To help young candidates prepare as much as possible before a throng of interviews, TopResume surveyed more than three-hundred hiring managers about the interview mistakes that turn them off the most—and the quickest.
After all the responses were collected, each submitted item was weighed with a five-point scale.
A “1” indicated offenses that were not that serious while items that received a five were deemed to be serious enough to prevent some applicants from consideration.
It’s all subjective and circumstantial of course but 92% of the employers polled said any one of the 17 items occasioned would keep them from hiring a candidate. For some offenses, even a stand-out resume wasn’t enough to deter rejection.
“While an impressive resume will help you secure the interview, it’s your interview performance that ultimately determines whether you’ll land the job,” said Amanda Augustine, career expert for TopResume, a certified professional career coach (CPCC), and a certified professional resume writer (CPRW).
This interview’s over
Here is the complete list of TopResume’s interview deal breakers:
- Lying (experience, education, skills, achievements) (4.6)
- Appearing disinterested in the opportunity (4.4)
- Being unprepared (4.3)
- Arriving late (without a valid excuse) (4.2)
- Showing poor hygiene and/or grooming (4.2)
- Dressing inappropriately (4.0)
- Displaying negative body language or low energy (4.0)
- Asking inappropriate questions (4.0)
- Badmouthing a current or former employer (3.9)
- Coming across as arrogant or overconfident (3.9)
- Bringing one’s children or parents to the interview (3.8)
- Sharing overly personal or too much information (3.5)
- Declining the opportunity to ask any questions (3.4)
- Appearing desperate or overly eager (3.3)
- Failing to follow up after the interview (2.9)
- Forgetting to bring a resume (2.9)
- Arriving too early (30 minutes or more) (2.3)

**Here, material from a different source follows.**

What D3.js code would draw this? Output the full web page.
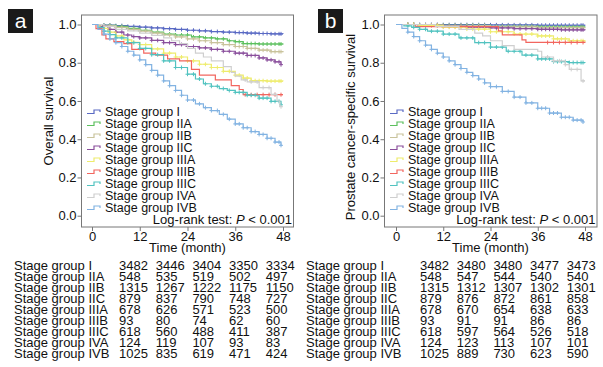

Despite how much to-do is made out of sending follow up emails/thank you notes, only 6% of the recruiters surveyed said that they would dismiss a candidate outright if they failed to do so.
Dishonesty has actually appeared in previous hireability studies. The trend is none the less on the rise. One-third of job seekers admit to lying to impress would-be employers. Saying nothing of the fact that most hiring-managers have the acumen to survey a candidate’s credibility, securing a role based on misinformation will only posture you for failure down the line.
Employers don’t expect new workers to begin a position with all of the necessary skills to honor it. Ethics is a better indicator of competency than a listicle of achievements is.
In fact Matt Thomas, president of WorkSmart Systems, is so dispirited by dishonest candidates, his organization is actually gradually steering away from traditional interviews in favor of personality tests and skill assessment exams.
The remaining items featured on TopResume’s list check out for the most part. Cordiality, appearance, appropriate conduct and conviction are all relevant ways to parse the sheep from the snakes.
“Our recent survey reveals that job seekers are sabotaging their own candidacy through rookie, deal-breaking interview mistakes, all of which can be easily avoided through thoughtful preparation — if you fail to prepare, be prepared to fail,” Augustine explained.